═════ SOURCE MATERIAL

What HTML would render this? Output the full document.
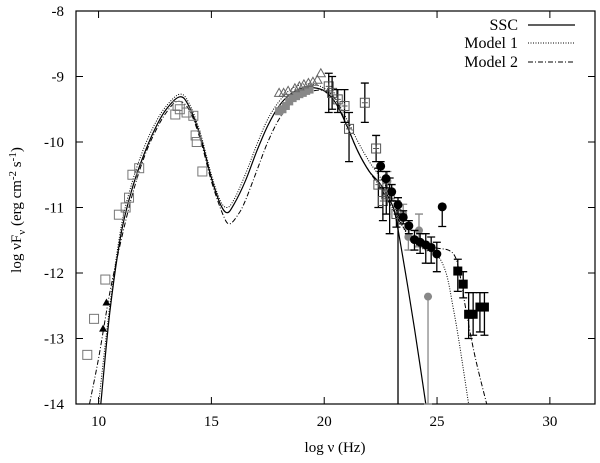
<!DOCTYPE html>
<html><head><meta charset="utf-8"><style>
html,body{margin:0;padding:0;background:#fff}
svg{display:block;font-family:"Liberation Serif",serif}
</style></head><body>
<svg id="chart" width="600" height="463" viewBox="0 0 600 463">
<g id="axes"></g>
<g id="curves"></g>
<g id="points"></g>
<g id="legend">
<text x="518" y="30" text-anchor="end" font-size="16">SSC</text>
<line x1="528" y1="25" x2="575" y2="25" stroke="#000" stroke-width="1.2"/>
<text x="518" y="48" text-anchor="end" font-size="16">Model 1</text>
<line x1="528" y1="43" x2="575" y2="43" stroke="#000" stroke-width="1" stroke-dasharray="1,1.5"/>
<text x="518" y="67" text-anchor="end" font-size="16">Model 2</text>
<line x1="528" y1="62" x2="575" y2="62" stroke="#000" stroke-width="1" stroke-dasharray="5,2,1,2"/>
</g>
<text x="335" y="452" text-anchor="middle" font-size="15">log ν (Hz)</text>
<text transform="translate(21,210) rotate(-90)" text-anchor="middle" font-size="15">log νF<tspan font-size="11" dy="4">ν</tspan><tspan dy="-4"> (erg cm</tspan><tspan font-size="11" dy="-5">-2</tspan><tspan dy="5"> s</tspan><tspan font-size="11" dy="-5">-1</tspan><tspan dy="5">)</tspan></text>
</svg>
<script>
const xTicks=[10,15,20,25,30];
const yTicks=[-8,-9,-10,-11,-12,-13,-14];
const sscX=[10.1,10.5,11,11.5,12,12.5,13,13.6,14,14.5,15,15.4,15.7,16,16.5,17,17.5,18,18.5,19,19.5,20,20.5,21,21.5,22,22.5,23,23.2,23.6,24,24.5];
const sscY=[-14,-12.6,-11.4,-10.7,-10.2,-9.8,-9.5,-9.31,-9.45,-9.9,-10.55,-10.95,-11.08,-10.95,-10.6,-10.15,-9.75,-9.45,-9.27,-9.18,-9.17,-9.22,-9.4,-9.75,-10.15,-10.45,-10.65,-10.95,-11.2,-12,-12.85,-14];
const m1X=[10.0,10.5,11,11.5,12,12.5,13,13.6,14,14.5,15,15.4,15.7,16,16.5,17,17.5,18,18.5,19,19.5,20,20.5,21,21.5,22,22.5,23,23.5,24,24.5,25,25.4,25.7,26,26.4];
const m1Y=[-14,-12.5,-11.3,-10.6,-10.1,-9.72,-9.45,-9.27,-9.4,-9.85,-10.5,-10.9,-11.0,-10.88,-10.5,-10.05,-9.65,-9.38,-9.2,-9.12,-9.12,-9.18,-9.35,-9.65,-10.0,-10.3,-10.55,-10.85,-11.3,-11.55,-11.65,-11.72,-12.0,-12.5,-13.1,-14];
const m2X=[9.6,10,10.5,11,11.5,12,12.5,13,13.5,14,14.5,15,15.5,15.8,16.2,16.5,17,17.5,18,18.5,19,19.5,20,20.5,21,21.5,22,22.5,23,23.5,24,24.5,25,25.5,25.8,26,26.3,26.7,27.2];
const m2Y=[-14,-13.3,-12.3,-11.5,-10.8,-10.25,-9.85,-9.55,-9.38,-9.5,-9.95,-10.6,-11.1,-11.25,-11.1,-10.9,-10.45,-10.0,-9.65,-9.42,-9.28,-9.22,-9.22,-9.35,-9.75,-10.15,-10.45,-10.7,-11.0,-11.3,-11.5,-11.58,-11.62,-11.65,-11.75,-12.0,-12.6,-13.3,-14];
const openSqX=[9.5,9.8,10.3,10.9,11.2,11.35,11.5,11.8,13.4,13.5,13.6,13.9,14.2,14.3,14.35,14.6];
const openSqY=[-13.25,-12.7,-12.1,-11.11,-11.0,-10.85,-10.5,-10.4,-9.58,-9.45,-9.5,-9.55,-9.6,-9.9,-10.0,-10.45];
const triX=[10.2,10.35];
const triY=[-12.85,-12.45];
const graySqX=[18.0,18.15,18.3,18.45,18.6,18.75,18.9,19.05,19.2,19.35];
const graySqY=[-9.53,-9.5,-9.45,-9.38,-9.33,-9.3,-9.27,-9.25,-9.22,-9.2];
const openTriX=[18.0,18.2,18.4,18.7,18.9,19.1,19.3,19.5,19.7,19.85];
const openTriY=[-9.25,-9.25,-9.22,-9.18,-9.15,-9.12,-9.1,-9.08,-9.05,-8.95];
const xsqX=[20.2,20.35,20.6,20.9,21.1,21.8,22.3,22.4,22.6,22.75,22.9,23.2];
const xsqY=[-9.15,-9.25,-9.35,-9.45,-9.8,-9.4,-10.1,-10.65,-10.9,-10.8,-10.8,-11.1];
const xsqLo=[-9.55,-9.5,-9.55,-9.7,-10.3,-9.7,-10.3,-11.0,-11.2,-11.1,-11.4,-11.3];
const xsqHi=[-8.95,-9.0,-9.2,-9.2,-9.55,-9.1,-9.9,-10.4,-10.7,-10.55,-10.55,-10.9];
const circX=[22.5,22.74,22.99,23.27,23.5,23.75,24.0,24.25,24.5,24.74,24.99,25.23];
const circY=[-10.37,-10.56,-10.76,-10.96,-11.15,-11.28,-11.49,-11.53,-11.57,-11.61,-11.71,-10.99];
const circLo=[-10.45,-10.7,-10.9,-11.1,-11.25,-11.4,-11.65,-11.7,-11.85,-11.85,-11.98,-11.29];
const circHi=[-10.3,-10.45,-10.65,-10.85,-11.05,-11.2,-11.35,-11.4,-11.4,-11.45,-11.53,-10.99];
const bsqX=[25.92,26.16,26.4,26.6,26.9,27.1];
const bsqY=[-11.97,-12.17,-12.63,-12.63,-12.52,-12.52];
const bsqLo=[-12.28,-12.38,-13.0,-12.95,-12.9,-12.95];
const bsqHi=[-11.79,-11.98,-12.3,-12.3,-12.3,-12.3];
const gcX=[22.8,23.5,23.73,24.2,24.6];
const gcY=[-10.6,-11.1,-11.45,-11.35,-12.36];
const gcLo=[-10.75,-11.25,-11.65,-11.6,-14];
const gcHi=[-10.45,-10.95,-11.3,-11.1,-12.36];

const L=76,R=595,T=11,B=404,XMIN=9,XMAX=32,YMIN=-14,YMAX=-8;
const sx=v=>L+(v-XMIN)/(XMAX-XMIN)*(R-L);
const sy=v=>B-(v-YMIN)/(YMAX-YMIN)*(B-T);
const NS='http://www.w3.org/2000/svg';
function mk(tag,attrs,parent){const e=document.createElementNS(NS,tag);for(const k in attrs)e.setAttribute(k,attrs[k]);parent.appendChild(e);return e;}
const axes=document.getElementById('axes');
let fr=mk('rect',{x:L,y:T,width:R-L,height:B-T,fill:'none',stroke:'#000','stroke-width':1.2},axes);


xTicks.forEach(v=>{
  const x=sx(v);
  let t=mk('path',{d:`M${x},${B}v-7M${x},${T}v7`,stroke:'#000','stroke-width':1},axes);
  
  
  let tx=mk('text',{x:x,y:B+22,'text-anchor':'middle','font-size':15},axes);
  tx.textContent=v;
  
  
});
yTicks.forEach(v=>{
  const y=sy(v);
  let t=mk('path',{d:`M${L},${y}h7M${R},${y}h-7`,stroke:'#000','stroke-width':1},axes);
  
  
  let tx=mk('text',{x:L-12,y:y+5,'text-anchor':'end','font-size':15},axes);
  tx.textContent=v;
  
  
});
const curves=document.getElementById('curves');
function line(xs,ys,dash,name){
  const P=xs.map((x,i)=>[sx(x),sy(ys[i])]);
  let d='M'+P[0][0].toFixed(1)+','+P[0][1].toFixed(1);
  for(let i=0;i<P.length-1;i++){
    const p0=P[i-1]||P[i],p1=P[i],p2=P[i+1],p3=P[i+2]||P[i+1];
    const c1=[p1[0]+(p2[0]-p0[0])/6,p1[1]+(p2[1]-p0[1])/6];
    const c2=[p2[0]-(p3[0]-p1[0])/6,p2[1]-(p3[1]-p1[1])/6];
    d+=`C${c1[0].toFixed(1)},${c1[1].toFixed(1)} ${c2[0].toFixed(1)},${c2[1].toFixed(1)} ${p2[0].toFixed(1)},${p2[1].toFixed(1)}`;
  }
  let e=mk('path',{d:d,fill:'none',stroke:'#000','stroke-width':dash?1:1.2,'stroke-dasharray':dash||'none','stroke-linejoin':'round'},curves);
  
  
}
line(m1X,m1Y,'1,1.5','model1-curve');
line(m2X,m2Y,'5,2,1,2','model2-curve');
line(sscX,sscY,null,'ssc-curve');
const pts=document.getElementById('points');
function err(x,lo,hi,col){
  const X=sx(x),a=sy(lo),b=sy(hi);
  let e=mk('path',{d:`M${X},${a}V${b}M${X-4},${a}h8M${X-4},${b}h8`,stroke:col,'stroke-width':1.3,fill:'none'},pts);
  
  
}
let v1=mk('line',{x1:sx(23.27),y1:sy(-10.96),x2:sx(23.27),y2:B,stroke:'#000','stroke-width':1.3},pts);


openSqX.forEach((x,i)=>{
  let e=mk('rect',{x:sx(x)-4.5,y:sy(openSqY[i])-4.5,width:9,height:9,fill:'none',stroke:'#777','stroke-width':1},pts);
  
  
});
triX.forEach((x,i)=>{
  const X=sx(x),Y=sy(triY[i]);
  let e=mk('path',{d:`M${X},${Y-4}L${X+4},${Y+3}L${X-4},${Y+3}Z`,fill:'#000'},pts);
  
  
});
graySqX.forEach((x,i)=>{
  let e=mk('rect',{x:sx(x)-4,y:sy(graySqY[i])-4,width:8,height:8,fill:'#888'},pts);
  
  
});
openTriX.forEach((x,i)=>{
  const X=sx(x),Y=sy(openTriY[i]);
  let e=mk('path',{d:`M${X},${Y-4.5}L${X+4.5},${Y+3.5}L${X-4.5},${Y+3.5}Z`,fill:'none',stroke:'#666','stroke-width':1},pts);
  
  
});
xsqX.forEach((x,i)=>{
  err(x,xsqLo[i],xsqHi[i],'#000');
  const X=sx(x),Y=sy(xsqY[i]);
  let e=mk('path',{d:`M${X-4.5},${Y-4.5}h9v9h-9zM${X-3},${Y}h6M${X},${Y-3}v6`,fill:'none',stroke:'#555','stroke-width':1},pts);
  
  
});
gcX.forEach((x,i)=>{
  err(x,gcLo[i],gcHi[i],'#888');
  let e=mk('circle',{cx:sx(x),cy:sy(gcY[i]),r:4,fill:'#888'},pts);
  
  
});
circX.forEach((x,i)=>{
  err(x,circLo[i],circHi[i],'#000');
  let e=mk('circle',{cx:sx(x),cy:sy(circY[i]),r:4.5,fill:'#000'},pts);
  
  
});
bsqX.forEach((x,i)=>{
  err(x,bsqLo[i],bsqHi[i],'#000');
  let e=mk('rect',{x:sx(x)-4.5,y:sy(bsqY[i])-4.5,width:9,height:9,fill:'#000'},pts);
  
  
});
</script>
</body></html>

══════════

▸ **EXERCISE**:
From the data above, copy each line where the string "document" appears.

▸ **REPLY**:
What HTML would render this? Output the full document.
function mk(tag,attrs,parent){const e=document.createElementNS(NS,tag);for(const k in attrs)e.setAttribute(k,attrs[k]);parent.appendChild(e);return e;}
const axes=document.getElementById('axes');
const curves=document.getElementById('curves');
const pts=document.getElementById('points');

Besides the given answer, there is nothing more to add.